Horas depois do almoço...
 A sessão “ matinê”, termo muito usado na época, começaria as dezesseis horas.   Minha mãe trouxe- me  o melhor vestido. (naquelas épocas as mães escolhiam a roupa dos filhos e os ajudavam a se vestir). Com os cabelos esticados ao máximo para o alto da cabeça e feito um rabo de cavalo, sentia  veiazinhas  azuis se manifestando  levemente em minha testa, mas eu ficava calada, teria que suportar tudo  por uma boa causa. Estava  pronta para o passeio ao cinema. Meus irmãos também aguardavam  ao meu lado, com seus risinhos e brincadeiras  , bem comuns da idade,   parecíamos passarinhos nos fios,embora sentados no banco comprido de madeira na varanda,  alguns jogando as pernas para frente e para trás já que não alcançavam o chão.
 Estávamos todos ansiosos, mas a hora parecia não passar. Dentro da casa, mais um cafezinho era servido entre conversas intermináveis e gargalhadas  - Será que não entendiam a nossa pressa?

Chegamos ao cinema!
  Minha alegria  era total, logo senti a  boca secar. De tanta emoção, dispensei o pacote com pipocas, meu coração de menina parecia crescer dentro do meu peito,  e uma sensação de calor e frio me invadiu, tremia literalmente.  O ambiente gigantesco  com  centenas de poltronas à nossa espera e escolha, e aquela tela imensa,  tinham  um sabor de encantamento
O filme acabara de começar  e apesar de ser um desenho eu sentia os seus personagens como pessoas de verdade e um sentimento de  pequenez  subtraiu-me  de mim mesma , eu era apenas um grão  de areia num mar de sonhos e fantasias  que durante anos depois me fizeram desejar  ver  e sentir a mesma emoção numa reprise.
 Tudo era tão lindo... Os cabelos dourados da princesa Aurora ao vento  enquanto dançava com o príncipe Felipe-  Eu  não tinha idade para me sentir apaixonada por ele  mas o via como o  herói que iria destruir a bruxa Malévola.  As fadinhas  pequeninas e sábias, pude comparar com umas tias baixinhas que tenho e  que calçam “33”  e   ao jeito  delas, carinhoso e protetor. Tudo ganhava vulto  de grande felicidade e realização.

A bruxa.
  -Essa sim  me fez pela primeira vez sentir medo , era o lado ruim do filme,  e a sua gargalhada era  diferente daquelas gargalhadas que ouvi  enquanto aguardava  meus tios. Traziam algo de muito ruim e eu me perguntava - Se eram  apenas  risadas, por que então eram  diferentes -   separadas como  céu e abismo- enquanto eu tremia quando Malévola se manifestava invadindo salões,  isso sem falar do  seu plano  assustador. Na verdade passei a conhecer sentimentos que antes não conhecia,  o  egoísmo a inveja e ódio característicos da bruxa.
 Mais tarde porém,  no final do filme,  descobri  que o bem sempre vence o mal.

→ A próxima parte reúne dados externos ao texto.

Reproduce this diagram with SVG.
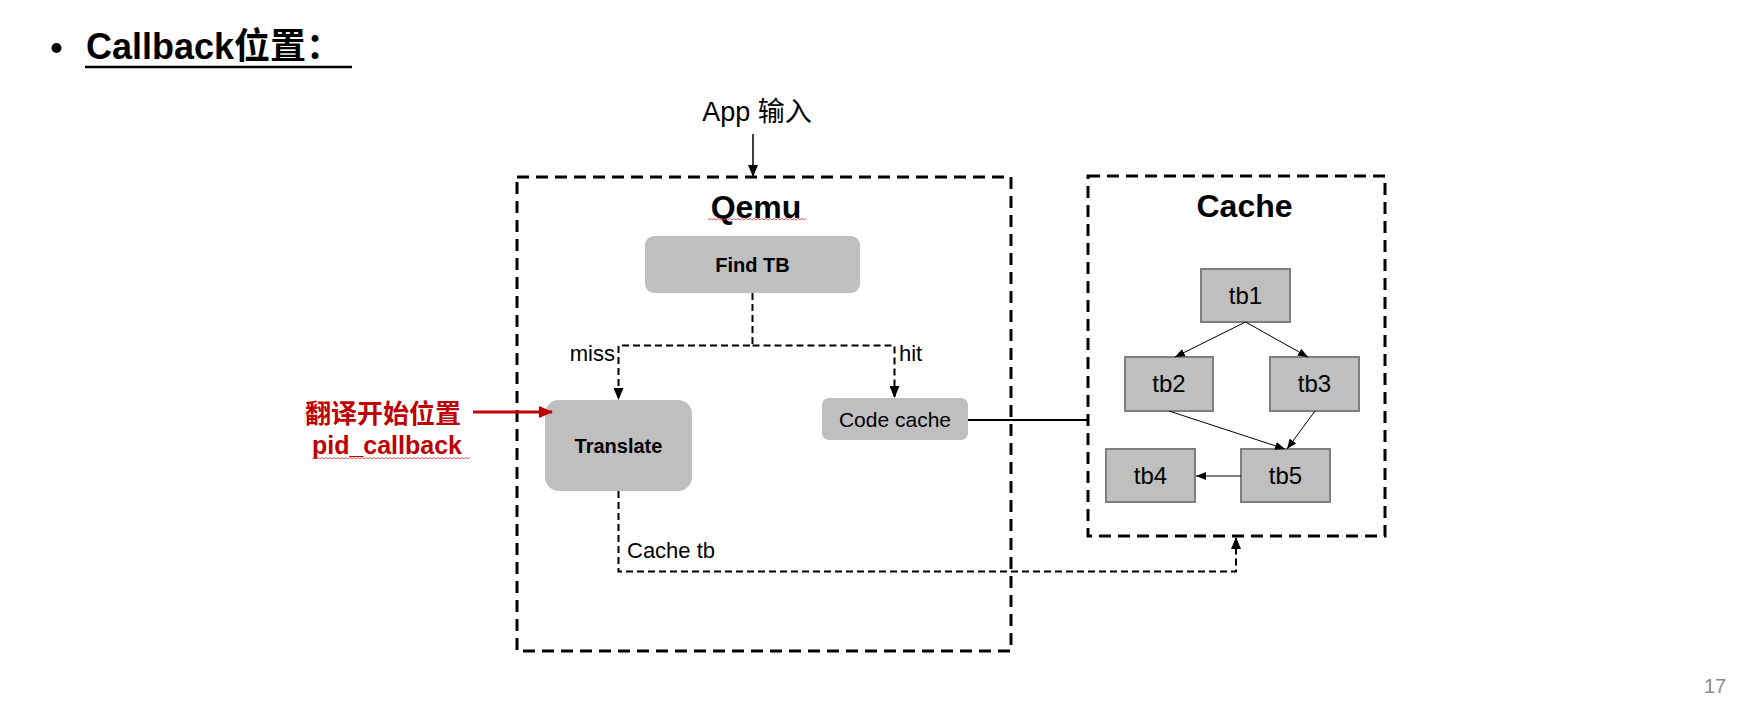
<svg xmlns="http://www.w3.org/2000/svg" width="1748" height="721" viewBox="0 0 1748 721">
<defs>
<style>
text{font-family:"Liberation Sans","Noto Sans CJK SC",sans-serif;fill:#000}
.frame{fill:none;stroke:#000;stroke-width:3;stroke-dasharray:12 7}
.box{fill:#BFBFBF}
.tb{fill:#BFBFBF;stroke:#7F7F7F;stroke-width:2}
.dash{fill:none;stroke:#000;stroke-width:2;stroke-dasharray:7 4}
.thin{fill:none;stroke:#000;stroke-width:1}
.lbl{font-size:22px}
.tbt{font-size:24px;text-anchor:middle}
.red{fill:#C00000;font-weight:bold}
.squig{fill:none;stroke:#E03030;stroke-width:0.8}
</style>
<marker id="ah" markerUnits="userSpaceOnUse" markerWidth="12" markerHeight="10" refX="11" refY="5" orient="auto">
<path d="M0,0 L12,5 L0,10 Z" fill="#000"/>
</marker>
<marker id="ahs" markerUnits="userSpaceOnUse" markerWidth="10" markerHeight="8" refX="10" refY="4" orient="auto">
<path d="M0,0 L10,4 L0,8 Z" fill="#000"/>
</marker>
<marker id="ahr" markerUnits="userSpaceOnUse" markerWidth="14" markerHeight="12" refX="13" refY="6" orient="auto">
<path d="M0,0 L14,6 L0,12 Z" fill="#C00000"/>
</marker>
</defs>
<rect width="1748" height="721" fill="#fff"/>

<g id="title">
<circle cx="56.5" cy="48" r="5"/>
<text x="86" y="59" font-size="36" font-weight="bold">Callback位置：</text>
<line x1="85" y1="67" x2="352" y2="67" stroke="#000" stroke-width="2.5"/>
</g>

<g id="app-input">
<text x="757" y="121" font-size="27" text-anchor="middle">App 输入</text>
</g>

<g id="qemu">
<rect class="frame" x="517" y="177" width="494" height="474"/>
<text x="756" y="218" font-size="32" font-weight="bold" text-anchor="middle">Qemu</text>
<path class="squig" d="M708,220 l2,-1.5 l2,1.5 l2,-1.5 l2,1.5 l2,-1.5 l2,1.5 l2,-1.5 l2,1.5 l2,-1.5 l2,1.5 l2,-1.5 l2,1.5 l2,-1.5 l2,1.5 l2,-1.5 l2,1.5 l2,-1.5 l2,1.5 l2,-1.5 l2,1.5 l2,-1.5 l2,1.5 l2,-1.5 l2,1.5 l2,-1.5 l2,1.5 l2,-1.5 l2,1.5 l2,-1.5 l2,1.5 l2,-1.5 l2,1.5 l2,-1.5 l2,1.5 l2,-1.5 l2,1.5 l2,-1.5 l2,1.5 l2,-1.5 l2,1.5 l2,-1.5 l2,1.5 l2,-1.5 l2,1.5 l2,-1.5 l2,1.5 l2,-1.5 l2,1.5 l2,-1.5"/>
</g>

<g id="find-tb">
<rect class="box" x="645" y="236" width="215" height="57" rx="9"/>
<text x="752.5" y="272" font-size="20" font-weight="bold" text-anchor="middle">Find TB</text>
</g>

<g id="translate">
<rect class="box" x="545" y="400" width="147" height="91" rx="14"/>
<text x="618.5" y="453" font-size="20" font-weight="bold" text-anchor="middle">Translate</text>
</g>

<g id="code-cache">
<rect class="box" x="822" y="398" width="146" height="42" rx="7"/>
<text x="895" y="427" font-size="21" text-anchor="middle">Code cache</text>
</g>

<g id="cache">
<rect class="frame" x="1088" y="176" width="297" height="360"/>
<text x="1244.5" y="217" font-size="32" font-weight="bold" text-anchor="middle">Cache</text>
</g>

<g id="tb1"><rect class="tb" x="1201" y="269" width="89" height="53"/><text class="tbt" x="1245.5" y="304">tb1</text></g>
<g id="tb2"><rect class="tb" x="1125" y="357" width="88" height="54"/><text class="tbt" x="1169" y="392">tb2</text></g>
<g id="tb3"><rect class="tb" x="1270" y="357" width="89" height="54"/><text class="tbt" x="1314.5" y="392">tb3</text></g>
<g id="tb4"><rect class="tb" x="1106" y="449" width="89" height="53"/><text class="tbt" x="1150.5" y="484">tb4</text></g>
<g id="tb5"><rect class="tb" x="1241" y="449" width="89" height="53"/><text class="tbt" x="1285.5" y="484">tb5</text></g>

<g id="callback-note">
<text class="red" x="461" y="423" font-size="26" text-anchor="end">翻译开始位置</text>
<text class="red" x="462" y="454" font-size="25" text-anchor="end">pid_callback</text>
<path class="squig" d="M312,459 l2,-1.5 l2,1.5 l2,-1.5 l2,1.5 l2,-1.5 l2,1.5 l2,-1.5 l2,1.5 l2,-1.5 l2,1.5 l2,-1.5 l2,1.5 l2,-1.5 l2,1.5 l2,-1.5 l2,1.5 l2,-1.5 l2,1.5 l2,-1.5 l2,1.5 l2,-1.5 l2,1.5 l2,-1.5 l2,1.5 l2,-1.5 l2,1.5 l2,-1.5 l2,1.5 l2,-1.5 l2,1.5 l2,-1.5 l2,1.5 l2,-1.5 l2,1.5 l2,-1.5 l2,1.5 l2,-1.5 l2,1.5 l2,-1.5 l2,1.5 l2,-1.5 l2,1.5 l2,-1.5 l2,1.5 l2,-1.5 l2,1.5 l2,-1.5 l2,1.5 l2,-1.5 l2,1.5 l2,-1.5 l2,1.5 l2,-1.5 l2,1.5 l2,-1.5 l2,1.5 l2,-1.5 l2,1.5 l2,-1.5 l2,1.5 l2,-1.5 l2,1.5 l2,-1.5 l2,1.5 l2,-1.5 l2,1.5 l2,-1.5 l2,1.5 l2,-1.5 l2,1.5 l2,-1.5 l2,1.5 l2,-1.5 l2,1.5 l2,-1.5 l2,1.5 l2,-1.5 l2,1.5 l2,-1.5"/>
</g>

<g id="connectors">
<line x1="753" y1="134" x2="753" y2="176" stroke="#000" stroke-width="1.5" marker-end="url(#ah)"/>
<path class="dash" d="M752.5,293 V345.5 H618.5 V399" marker-end="url(#ah)"/>
<path class="dash" d="M752.5,345.5 H894.5 V397" marker-end="url(#ah)"/>
<text class="lbl" x="615" y="361" text-anchor="end">miss</text>
<text class="lbl" x="899" y="361">hit</text>
<line x1="968" y1="420" x2="1088" y2="420" stroke="#000" stroke-width="2"/>
<path class="dash" d="M618.5,491 V571.5 H1236 V538" marker-end="url(#ah)"/>
<text class="lbl" x="627" y="558">Cache tb</text>
<line x1="473" y1="412" x2="552" y2="412" stroke="#C00000" stroke-width="3" marker-end="url(#ahr)"/>
<line class="thin" x1="1245.5" y1="322" x2="1175" y2="357" marker-end="url(#ahs)"/>
<line class="thin" x1="1245.5" y1="322" x2="1308" y2="357" marker-end="url(#ahs)"/>
<line class="thin" x1="1169" y1="411" x2="1285" y2="449" marker-end="url(#ahs)"/>
<line class="thin" x1="1315" y1="411" x2="1287" y2="449" marker-end="url(#ahs)"/>
<line class="thin" x1="1241" y1="476" x2="1196" y2="476" marker-end="url(#ahs)"/>
</g>

<text x="1704" y="693" font-size="20" fill="#8B8B8B" style="fill:#8B8B8B">17</text>
</svg>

  Ao chegar em casa,  antes de comentar com meus pais sobre o filme, fui até uma escrivaninha na sala, peguei lápis, tinta preta  e comecei a desenhar a bruxa,  buscando na memória  alguns detalhes , mas  a cor preta  era predominante e marcante.(O mais curioso é que já possuía o álbum de figurinhas e esse não me causava nenhuma sombra de medo antes do filme)

  Hoje   me pergunto por que desenhei a bruxa e não a princesa?  Talvez quisesse  derrotá-la  mais uma vez , colocando-a numa posição inferior  que pudesse dominá-la, tê-la em minhas próprias mãos e guardá-la em uma gaveta, como também fiz com o álbum.)  Assim  escondido, o medo passaria e ficariam somente  as  lembranças  doces,  com seus coloridos azuis e rosas, o verde dos campos,  o bailar dos vestidos das fadinhas e o da princesa, o belo príncipe e seu cavalo magnífico, as carinhas   meigas dos esquilos , da  coruja  e a trilha sonora  que jamais esqueci. - Coisas da imaginação infantil!
  As lembranças boas ficam para sempre. Apesar da bruxa,  essa é uma doce lembrança da minha infância somada  ao carinho e dedicação dos meus tios.

O desenho(original) 

  Eu o  guardo até hoje com carinho 

 .


Um pouco de cor  no computador.



 O medo Ficou preso para sempre  na gaveta  mas  posso abri-la,  pegar a bruxinha  desenhada  e  como fiz aos meus filhos e  à  minha neta, contar (ainda emocionada) a história da Bela Adormecida no Bosque.